- _WORK TO BE COMPLETED_
Starting at the first line of the listing below, repeat each line up to and including the one containing "plt.rcParams['font.family'] = ['Liberation". Leave out pictures.

— START OF COLLECTED DATA —

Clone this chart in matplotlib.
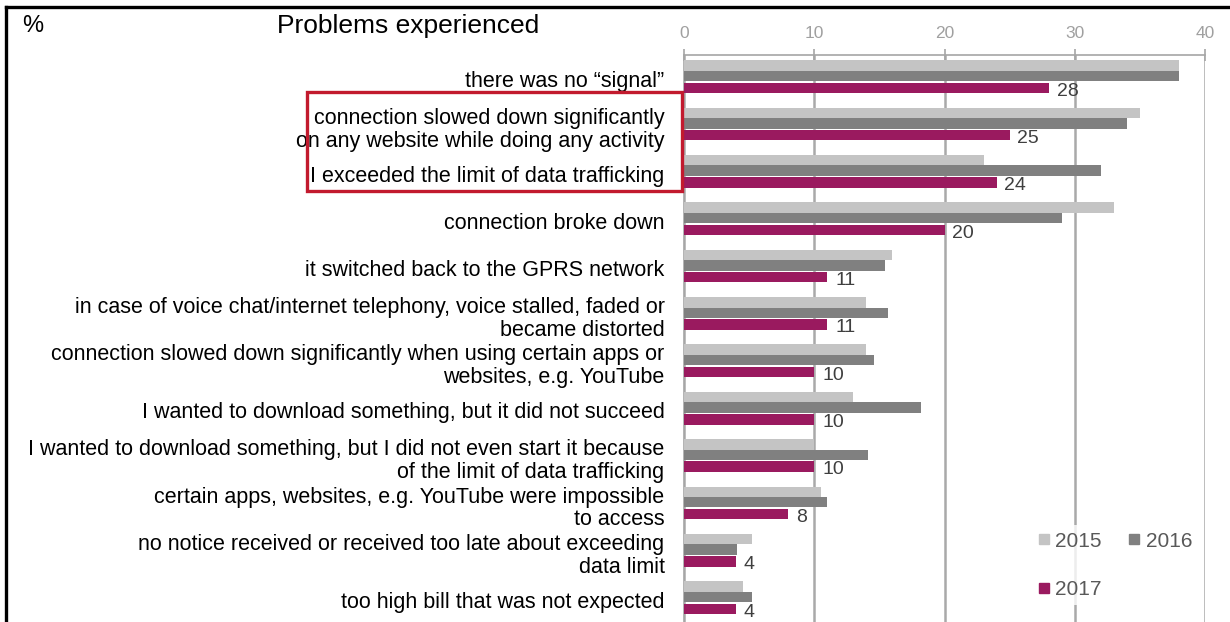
import matplotlib
matplotlib.use("Agg")
import matplotlib.pyplot as plt
import numpy as np
from matplotlib.patches import Rectangle
from matplotlib.lines import Line2D

plt.rcParams['font.family'] = ['Liberation Sans', 'DejaVu Sans']

categories = [
    "there was no \u201csignal\u201d",
    "connection slowed down significantly\non any website while doing any activity",
    "I exceeded the limit of data trafficking",
    "connection broke down",
    "it switched back to the GPRS network",
    "in case of voice chat/internet telephony, voice stalled, faded or\nbecame distorted",
    "connection slowed down significantly when using certain apps or\nwebsites, e.g. YouTube",
    "I wanted to download something, but it did not succeed",
    "I wanted to download something, but I did not even start it because\nof the limit of data trafficking",
    "certain apps, websites, e.g. YouTube were impossible\nto access",
    "no notice received or received too late about exceeding\ndata limit",
    "too high bill that was not expected",
]
years = ["2015", "2016", "2017"]
v2015 = [38, 35, 23, 33, 16, 14, 14, 13, 10, 10.5, 5.2, 4.5]
v2016 = [38, 34, 32, 29, 15.4, 15.7, 14.6, 18.2, 14.1, 11, 4.1, 5.2]
v2017 = [28, 25, 24, 20, 11, 11, 10, 10, 10, 8, 4, 4]
x_ticks = [0, 10, 20, 30, 40]

colors = ["#c4c4c4", "#808080", "#9a1a5f"]

W, H = 1230, 622
fig = plt.figure(figsize=(W / 100, H / 100), dpi=100)

# axes placement in pixels
ax_left, ax_right, ax_top, ax_bottom = 684, 1205, 55, 622
ax = fig.add_axes([ax_left / W, 1 - ax_bottom / H, (ax_right - ax_left) / W, (ax_bottom - ax_top) / H])

n = len(categories)
y = np.arange(n)
bh = 0.22
offsets = [-0.22, 0.0, 0.25]
for vals, off, c in zip([v2015, v2016, v2017], offsets, colors):
    ax.barh(y + off, vals, height=bh, color=c, zorder=3)

for yi, v in zip(y, v2017):
    ax.text(v + 0.6, yi + offsets[2] + 0.07, f"{v:g}", va="center", ha="left",
            fontsize=14, color="#3f3f3f", zorder=4)

ax.set_xlim(0, 40)
ax.set_ylim(11.53, -0.443)
ax.xaxis.tick_top()
ax.set_xticks(x_ticks)
ax.set_xticklabels([str(t) for t in x_ticks])
ax.tick_params(axis="x", colors="#a6a6a6", labelsize=12.5, direction="inout", length=8, width=1.2, pad=6)
ax.tick_params(axis="x", labelcolor="#a0a0a0")
ax.set_yticks(y + 0.06)
ax.set_yticklabels(categories, fontsize=15.5, linespacing=1.12)
ax.tick_params(axis="y", length=0, pad=14)
ax.grid(axis="x", color="#a9a9a9", linewidth=1.8, zorder=0)
for s in ["right", "bottom"]:
    ax.spines[s].set_visible(False)
ax.spines["top"].set_color("#a6a6a6")
ax.spines["top"].set_linewidth(1.2)
ax.spines["left"].set_color("#a6a6a6")
ax.spines["left"].set_linewidth(1.2)

# legend: column-major filling -> order gives rows [2015, 2016] / [2017]
order = [0, 2, 1]
handles = [Line2D([], [], marker="s", linestyle="none", markersize=7, color=colors[i]) for i in order]
labels = [years[i] for i in order]
leg = fig.legend(handles, labels, ncol=2, loc="upper left",
                 bbox_to_anchor=(1020 / W, 1 - 515 / H), frameon=True, fontsize=15,
                 labelcolor="#595959", handlelength=0.7, handletextpad=0.2,
                 columnspacing=1.2, labelspacing=1.4, borderpad=0.3)
leg.get_frame().set_edgecolor("none")
leg.get_frame().set_facecolor("white")
leg.set_zorder(5)

# title texts
fig.text(22 / W, 1 - 26 / H, "%", fontsize=17, va="center", ha="left")
fig.text(277 / W, 1 - 26 / H, "Problems experienced", fontsize=19, va="center", ha="left")

# figure border (top and left visible)
fig.add_artist(Line2D([6 / W, 1], [1 - 7 / H, 1 - 7 / H], color="black", linewidth=2.4, transform=fig.transFigure))
fig.add_artist(Line2D([6 / W, 6 / W], [0, 1 - 7 / H], color="black", linewidth=2.4, transform=fig.transFigure))

# red highlight box
bx0, bx1, by0, by1 = 307, 682, 92, 191
fig.add_artist(Rectangle((bx0 / W, 1 - by1 / H), (bx1 - bx0) / W, (by1 - by0) / H,
                         transform=fig.transFigure, fill=False, edgecolor="#c21a2e", linewidth=2.4, zorder=10))

fig.savefig("out.png", dpi=100)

— END OF COLLECTED DATA —

- _WRITTEN ANSWER_
Clone this chart in matplotlib.
import matplotlib
matplotlib.use("Agg")
import matplotlib.pyplot as plt
import numpy as np
from matplotlib.patches import Rectangle
from matplotlib.lines import Line2D

plt.rcParams['font.family'] = ['Liberation Sans', 'DejaVu Sans']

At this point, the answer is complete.